■ **BRIEF**
Make an exact transcription of the material, leaving out all images.

-- -- --

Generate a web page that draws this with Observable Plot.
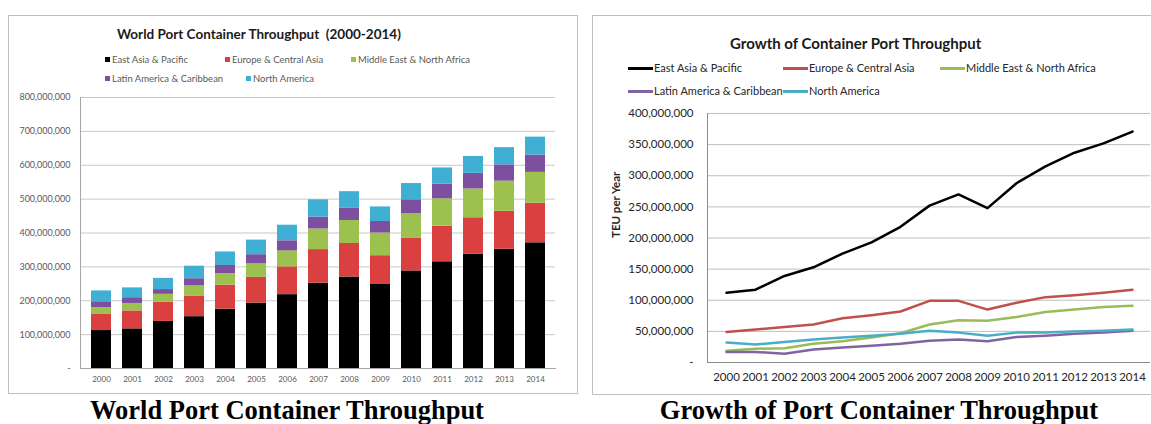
<!DOCTYPE html>
<html>
<head>
<meta charset="utf-8">
<script src="https://cdn.jsdelivr.net/npm/d3@7"></script>
<script src="https://cdn.jsdelivr.net/npm/@observablehq/plot@0.6"></script>
<style>
  html, body { margin: 0; padding: 0; background: #fff; }
  #page { position: relative; width: 1151px; height: 424px; overflow: hidden; background: #fff; font-family: Lato, "Liberation Sans", sans-serif; }
  .frame { position: absolute; border: 1px solid #bfbfbf; box-sizing: border-box; }
  .abs { position: absolute; white-space: pre; line-height: 1; }
  .svgbox { position: absolute; }
  .sq { display: inline-block; width: 5px; height: 5px; margin-right: 2px; vertical-align: middle; position: relative; top: -1px; }
  .ln { display: inline-block; width: 25px; height: 3px; margin-right: 1px; vertical-align: middle; position: relative; top: -1px; }
  .caption { position: absolute; font-family: "Liberation Serif", "Times New Roman", serif; font-weight: bold; font-size: 26.5px; line-height: 1; color: #000; white-space: nowrap; transform: translateX(-50%); }
</style>
</head>
<body>
<div id="page">
  <div class="frame" style="left:8px; top:15px; width:570px; height:379px;"></div>
  <div class="frame" style="left:592px; top:15px; width:560px; height:380px;"></div>
  <div id="leftTitle" class="abs" style="left:117px; top:28px; font-size:13.5px; font-weight:bold; color:#1a1a1a;"></div>
  <div id="leftLegend"></div>
  <div id="leftChart" class="svgbox" style="left:9px; top:88px;"></div>
  <div id="rightTitle" class="abs" style="left:730px; top:36px; font-size:15px; font-weight:bold; color:#1a1a1a;"></div>
  <div id="rightLegend"></div>
  <div id="rightChart" class="svgbox" style="left:593px; top:100px;"></div>
  <div id="cap1" class="caption" style="left:287px; top:397px;"></div>
  <div id="cap2" class="caption" style="left:879px; top:397px;"></div>
</div>
<script>
// ---------- data (TEU, millions) ----------
const years = [2000, 2001, 2002, 2003, 2004, 2005, 2006, 2007, 2008, 2009, 2010, 2011, 2012, 2013, 2014];
const regions = ["East Asia & Pacific", "Europe & Central Asia", "Middle East & North Africa", "Latin America & Caribbean", "North America"];
const eastAsiaPacific = [112, 117, 139, 153, 175, 193, 218, 252, 270, 248, 288, 315, 337, 352, 371];
const europeCentralAsia = [49, 53, 57, 61, 71, 76, 82, 99, 99, 85, 96, 105, 108, 112, 117];
const middleEastNorthAfrica = [19, 22, 23, 30, 34, 40, 47, 61, 68, 67, 73, 81, 85, 89, 91];
const latinAmericaCaribbean = [17, 17, 14, 21, 24, 27, 30, 35, 37, 34, 41, 43, 46, 48, 51];
const northAmerica = [32, 29, 33, 37, 40, 43, 46, 51, 48, 43, 48, 48, 50, 51, 53];
const leftYTicks = [0, 100e6, 200e6, 300e6, 400e6, 500e6, 600e6, 700e6, 800e6];
const rightYTicks = [0, 50e6, 100e6, 150e6, 200e6, 250e6, 300e6, 350e6, 400e6];

const leftTitle = "World Port Container Throughput  (2000-2014)";
const rightTitle = "Growth of Container Port Throughput";
const rightYLabel = "TEU per Year";
const caption1 = "World Port Container Throughput";
const caption2 = "Growth of Port Container Throughput";

const barColors = ["#000000", "#d9403f", "#9dc14f", "#7c4f9f", "#3fb0d4"];
const lineColors = ["#000000", "#c0504d", "#9bbb59", "#8064a2", "#4bacc6"];

const series = [eastAsiaPacific, europeCentralAsia, middleEastNorthAfrica, latinAmericaCaribbean, northAmerica];
const rows = [];
regions.forEach((r, i) => years.forEach((y, j) => rows.push({region: r, year: y, value: series[i][j] * 1e6})));

const fmt = d => d === 0 ? "-" : d3.format(",")(d);

// ---------- titles / captions ----------
document.getElementById("leftTitle").textContent = leftTitle;
document.getElementById("rightTitle").textContent = rightTitle;
document.getElementById("cap1").textContent = caption1;
document.getElementById("cap2").textContent = caption2;

// ---------- left legend ----------
const leftLegendPos = [[105, 55], [225, 55], [351, 55], [105, 74], [246, 74]];
const ll = document.getElementById("leftLegend");
regions.forEach((r, i) => {
  const d = document.createElement("div");
  d.className = "abs";
  d.style.left = leftLegendPos[i][0] + "px";
  d.style.top = leftLegendPos[i][1] + "px";
  d.style.fontSize = "9.5px";
  d.style.color = "#595959";
  d.innerHTML = `<span class="sq" style="background:${barColors[i]}"></span>`;
  d.appendChild(document.createTextNode(r));
  ll.appendChild(d);
});

// ---------- right legend ----------
const rightLegendPos = [[628, 62], [783, 62], [940, 62], [628, 85], [783, 85]];
const rl = document.getElementById("rightLegend");
regions.forEach((r, i) => {
  const d = document.createElement("div");
  d.className = "abs";
  d.style.left = rightLegendPos[i][0] + "px";
  d.style.top = rightLegendPos[i][1] + "px";
  d.style.fontSize = "11px";
  d.style.color = "#262626";
  d.innerHTML = `<span class="ln" style="background:${lineColors[i]}"></span>`;
  d.appendChild(document.createTextNode(r));
  rl.appendChild(d);
});

// ---------- left: stacked bars ----------
const left = Plot.plot({
  width: 568, height: 305,
  marginLeft: 71, marginRight: 22, marginTop: 9, marginBottom: 25,
  style: {fontFamily: "Lato, 'Liberation Sans', sans-serif", fontSize: "8px", color: "#595959", background: "transparent"},
  x: {type: "band", domain: years, paddingInner: 0.365, paddingOuter: 0.22, label: null, tickSize: 0, tickPadding: 8, tickFormat: d => String(d)},
  y: {domain: [0, 800e6], ticks: leftYTicks, tickFormat: fmt, label: null, tickSize: 0, tickPadding: 10},
  color: {domain: regions, range: barColors},
  marks: [
    Plot.gridY(leftYTicks, {stroke: "#c8c8c8", strokeOpacity: 1}),
    Plot.barY(rows, {x: "year", y: "value", fill: "region", order: regions}),
    Plot.frame({anchor: "left", stroke: "#a6a6a6"}),
    Plot.frame({anchor: "bottom", stroke: "#a6a6a6"}),
    Plot.axisY({ticks: leftYTicks, tickFormat: fmt, tickSize: 0, tickPadding: 10, fontSize: 9, label: null})
  ]
});
document.getElementById("leftChart").appendChild(left);

// ---------- right: lines ----------
const right = Plot.plot({
  width: 557, height: 294,
  marginLeft: 114, marginRight: 0, marginTop: 13, marginBottom: 32,
  style: {fontFamily: "Lato, 'Liberation Sans', sans-serif", fontSize: "11.5px", color: "#262626", background: "transparent"},
  x: {type: "point", domain: years, padding: 0.5, label: null, tickSize: 0, tickPadding: 10, tickFormat: d => String(d)},
  y: {domain: [0, 400e6], ticks: rightYTicks, tickFormat: fmt, label: null, tickSize: 0, tickPadding: 14},
  color: {domain: regions, range: lineColors},
  marks: [
    Plot.gridY(rightYTicks, {stroke: "#bfbfbf", strokeOpacity: 1}),
    Plot.frame({anchor: "left", stroke: "#8c8c8c"}),
    Plot.frame({anchor: "bottom", stroke: "#8c8c8c"}),
    Plot.line(rows, {x: "year", y: "value", stroke: "region", z: "region", strokeWidth: 2.5}),
    Plot.text([rightYLabel], {frameAnchor: "left", dx: -91, rotate: -90, fontWeight: "bold", fontSize: 11.5, fill: "#262626"})
  ]
});
document.getElementById("rightChart").appendChild(right);
</script>
</body>
</html>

-- -- --

■ **ANSWER TO THE EXERCISE**
Generate a web page that draws this with Observable Plot.
<!DOCTYPE html>
<html>
<head>
<meta charset="utf-8">
<script src="https://cdn.jsdelivr.net/npm/d3@7"></script>
<script src="https://cdn.jsdelivr.net/npm/@observablehq/plot@0.6"></script>
<style>
  html, body { margin: 0; padding: 0; background: #fff; }
  #page { position: relative; width: 1151px; height: 424px; overflow: hidden; background: #fff; font-family: Lato, "Liberation Sans", sans-serif; }
  .frame { position: absolute; border: 1px solid #bfbfbf; box-sizing: border-box; }
  .abs { position: absolute; white-space: pre; line-height: 1; }
  .svgbox { position: absolute; }
  .sq { display: inline-block; width: 5px; height: 5px; margin-right: 2px; vertical-align: middle; position: relative; top: -1px; }
  .ln { display: inline-block; width: 25px; height: 3px; margin-right: 1px; vertical-align: middle; position: relative; top: -1px; }
  .caption { position: absolute; font-family: "Liberation Serif", "Times New Roman", serif; font-weight: bold; font-size: 26.5px; line-height: 1; color: #000; white-space: nowrap; transform: translateX(-50%); }
</style>
</head>
<body>
<div id="page">
  <div class="frame" style="left:8px; top:15px; width:570px; height:379px;"></div>
  <div class="frame" style="left:592px; top:15px; width:560px; height:380px;"></div>
  <div id="leftTitle" class="abs" style="left:117px; top:28px; font-size:13.5px; font-weight:bold; color:#1a1a1a;"></div>
  <div id="leftLegend"></div>
  <div id="leftChart" class="svgbox" style="left:9px; top:88px;"></div>
  <div id="rightTitle" class="abs" style="left:730px; top:36px; font-size:15px; font-weight:bold; color:#1a1a1a;"></div>
  <div id="rightLegend"></div>
  <div id="rightChart" class="svgbox" style="left:593px; top:100px;"></div>
  <div id="cap1" class="caption" style="left:287px; top:397px;"></div>
  <div id="cap2" class="caption" style="left:879px; top:397px;"></div>
</div>
<script>
// ---------- data (TEU, millions) ----------
const years = [2000, 2001, 2002, 2003, 2004, 2005, 2006, 2007, 2008, 2009, 2010, 2011, 2012, 2013, 2014];
const regions = ["East Asia & Pacific", "Europe & Central Asia", "Middle East & North Africa", "Latin America & Caribbean", "North America"];
const eastAsiaPacific = [112, 117, 139, 153, 175, 193, 218, 252, 270, 248, 288, 315, 337, 352, 371];
const europeCentralAsia = [49, 53, 57, 61, 71, 76, 82, 99, 99, 85, 96, 105, 108, 112, 117];
const middleEastNorthAfrica = [19, 22, 23, 30, 34, 40, 47, 61, 68, 67, 73, 81, 85, 89, 91];
const latinAmericaCaribbean = [17, 17, 14, 21, 24, 27, 30, 35, 37, 34, 41, 43, 46, 48, 51];
const northAmerica = [32, 29, 33, 37, 40, 43, 46, 51, 48, 43, 48, 48, 50, 51, 53];
const leftYTicks = [0, 100e6, 200e6, 300e6, 400e6, 500e6, 600e6, 700e6, 800e6];
const rightYTicks = [0, 50e6, 100e6, 150e6, 200e6, 250e6, 300e6, 350e6, 400e6];

const leftTitle = "World Port Container Throughput  (2000-2014)";
const rightTitle = "Growth of Container Port Throughput";
const rightYLabel = "TEU per Year";
const caption1 = "World Port Container Throughput";
const caption2 = "Growth of Port Container Throughput";

const barColors = ["#000000", "#d9403f", "#9dc14f", "#7c4f9f", "#3fb0d4"];
const lineColors = ["#000000", "#c0504d", "#9bbb59", "#8064a2", "#4bacc6"];

const series = [eastAsiaPacific, europeCentralAsia, middleEastNorthAfrica, latinAmericaCaribbean, northAmerica];
const rows = [];
regions.forEach((r, i) => years.forEach((y, j) => rows.push({region: r, year: y, value: series[i][j] * 1e6})));

const fmt = d => d === 0 ? "-" : d3.format(",")(d);

// ---------- titles / captions ----------
document.getElementById("leftTitle").textContent = leftTitle;
document.getElementById("rightTitle").textContent = rightTitle;
document.getElementById("cap1").textContent = caption1;
document.getElementById("cap2").textContent = caption2;

// ---------- left legend ----------
const leftLegendPos = [[105, 55], [225, 55], [351, 55], [105, 74], [246, 74]];
const ll = document.getElementById("leftLegend");
regions.forEach((r, i) => {
  const d = document.createElement("div");
  d.className = "abs";
  d.style.left = leftLegendPos[i][0] + "px";
  d.style.top = leftLegendPos[i][1] + "px";
  d.style.fontSize = "9.5px";
  d.style.color = "#595959";
  d.innerHTML = `<span class="sq" style="background:${barColors[i]}"></span>`;
  d.appendChild(document.createTextNode(r));
  ll.appendChild(d);
});

// ---------- right legend ----------
const rightLegendPos = [[628, 62], [783, 62], [940, 62], [628, 85], [783, 85]];
const rl = document.getElementById("rightLegend");
regions.forEach((r, i) => {
  const d = document.createElement("div");
  d.className = "abs";
  d.style.left = rightLegendPos[i][0] + "px";
  d.style.top = rightLegendPos[i][1] + "px";
  d.style.fontSize = "11px";
  d.style.color = "#262626";
  d.innerHTML = `<span class="ln" style="background:${lineColors[i]}"></span>`;
  d.appendChild(document.createTextNode(r));
  rl.appendChild(d);
});

// ---------- left: stacked bars ----------
const left = Plot.plot({
  width: 568, height: 305,
  marginLeft: 71, marginRight: 22, marginTop: 9, marginBottom: 25,
  style: {fontFamily: "Lato, 'Liberation Sans', sans-serif", fontSize: "8px", color: "#595959", background: "transparent"},
  x: {type: "band", domain: years, paddingInner: 0.365, paddingOuter: 0.22, label: null, tickSize: 0, tickPadding: 8, tickFormat: d => String(d)},
  y: {domain: [0, 800e6], ticks: leftYTicks, tickFormat: fmt, label: null, tickSize: 0, tickPadding: 10},
  color: {domain: regions, range: barColors},
  marks: [
    Plot.gridY(leftYTicks, {stroke: "#c8c8c8", strokeOpacity: 1}),
    Plot.barY(rows, {x: "year", y: "value", fill: "region", order: regions}),
    Plot.frame({anchor: "left", stroke: "#a6a6a6"}),
    Plot.frame({anchor: "bottom", stroke: "#a6a6a6"}),
    Plot.axisY({ticks: leftYTicks, tickFormat: fmt, tickSize: 0, tickPadding: 10, fontSize: 9, label: null})
  ]
});
document.getElementById("leftChart").appendChild(left);

// ---------- right: lines ----------
const right = Plot.plot({
  width: 557, height: 294,
  marginLeft: 114, marginRight: 0, marginTop: 13, marginBottom: 32,
  style: {fontFamily: "Lato, 'Liberation Sans', sans-serif", fontSize: "11.5px", color: "#262626", background: "transparent"},
  x: {type: "point", domain: years, padding: 0.5, label: null, tickSize: 0, tickPadding: 10, tickFormat: d => String(d)},
  y: {domain: [0, 400e6], ticks: rightYTicks, tickFormat: fmt, label: null, tickSize: 0, tickPadding: 14},
  color: {domain: regions, range: lineColors},
  marks: [
    Plot.gridY(rightYTicks, {stroke: "#bfbfbf", strokeOpacity: 1}),
    Plot.frame({anchor: "left", stroke: "#8c8c8c"}),
    Plot.frame({anchor: "bottom", stroke: "#8c8c8c"}),
    Plot.line(rows, {x: "year", y: "value", stroke: "region", z: "region", strokeWidth: 2.5}),
    Plot.text([rightYLabel], {frameAnchor: "left", dx: -91, rotate: -90, fontWeight: "bold", fontSize: 11.5, fill: "#262626"})
  ]
});
document.getElementById("rightChart").appendChild(right);
</script>
</body>
</html>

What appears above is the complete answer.